En Venezuela, un proyecto de Ley de Cooperación Internacional largamente ambicionado por el oficialismo habilita al presidente a crear un Sistema Integrado de Registro de Organizaciones no Gubernamentales, lo que más allá de sus aspectos administrativos podría en la práctica funcionar como un resorte de control de su funcionamiento interno. Las mismas dudas generó la creación por decreto a mediados de 2020 de la agencia pública para la cooperación internacional de El Salvador que centraliza bajo la órbita gubernamental los canales y oportunidades de acceso a fondos externos.

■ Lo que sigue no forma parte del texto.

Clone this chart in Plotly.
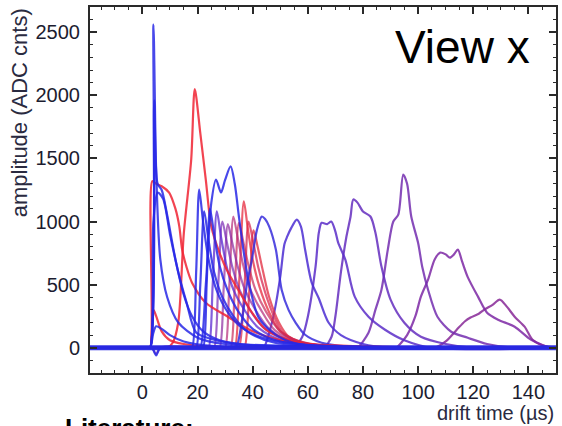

- Su régimen de sanciones:
El cumplimiento de las obligaciones mencionadas antes no son solo un requisito para que las organizaciones continúen trabajando en el país. Ignorarlas también las expone a riesgos concretos y diversos. En particular, el inicio de procesos penales o la imposición de sanciones administrativas que, en algunos casos, pueden conllevar al cese de su actividad o la cancelación de su personería jurídica. En México, por ejemplo, una reforma impositiva sancionada en diciembre dispone que las organizaciones podrán perder el permiso para operar cuando más del 50% de sus fondos provengan de donaciones por actividades “distintas a los fines para los que fueron autorizadas”.
La experiencia reciente nos muestra que esas consecuencias no tardaron en hacerse visibles para algunas organizaciones. Apenas tres meses después de que la Fundación Violeta Barrios de Chamorro de Nicaragua se negara a registrarse como “agente extranjero” y anunciara el cese de sus actividades, el Ministerio de Gobernación abrió una investigación en su contra por supuesto lavado de dinero.
La burocratización del régimen jurídico de las organizaciones sin fines de lucro o su falta de reglamentación han servido en el pasado como mecanismo de control discrecional o intimidación. No hay novedad ahí. De esto, pueden dar testimonio las más de 10 entidades nicaragüenses que perdieron su personería jurídica desde 2018 o, ahora, las 24 que figuran en la “lista negra” de la comisión investigadora de la Asamblea salvadoreña que circuló por las redes sociales.
Ahora bien, en este punto es importante dejar algo en claro: lo que estas nuevas regulaciones ponen en juego no es el compromiso de las organizaciones de la sociedad civil con los deberes de transparencia y rendición de cuentas que corresponden a todos los sujetos de derecho público y privado. Es la justificación de su uso bajo un paradigma que criminaliza el disenso sin dar derecho a réplica y que oscurece con un velo de sospecha la intención de quienes plantean la necesidad de trabajar por sociedades y democracias más justas, transparentes y participativas.
Cuando el disenso y la legítima demanda social pasan a ser considerados como maniobras desestabilizadoras, la rendición de cuentas se transforma en la prueba de una inocencia que ya no se presume. Es por esto que las regulaciones mencionadas aquí contravienen la obligación del Estado de proteger y garantizar el espacio democrático para la sociedad civil, un pilar esencial para la promoción de los derechos humanos, la democracia y el Estado de derecho.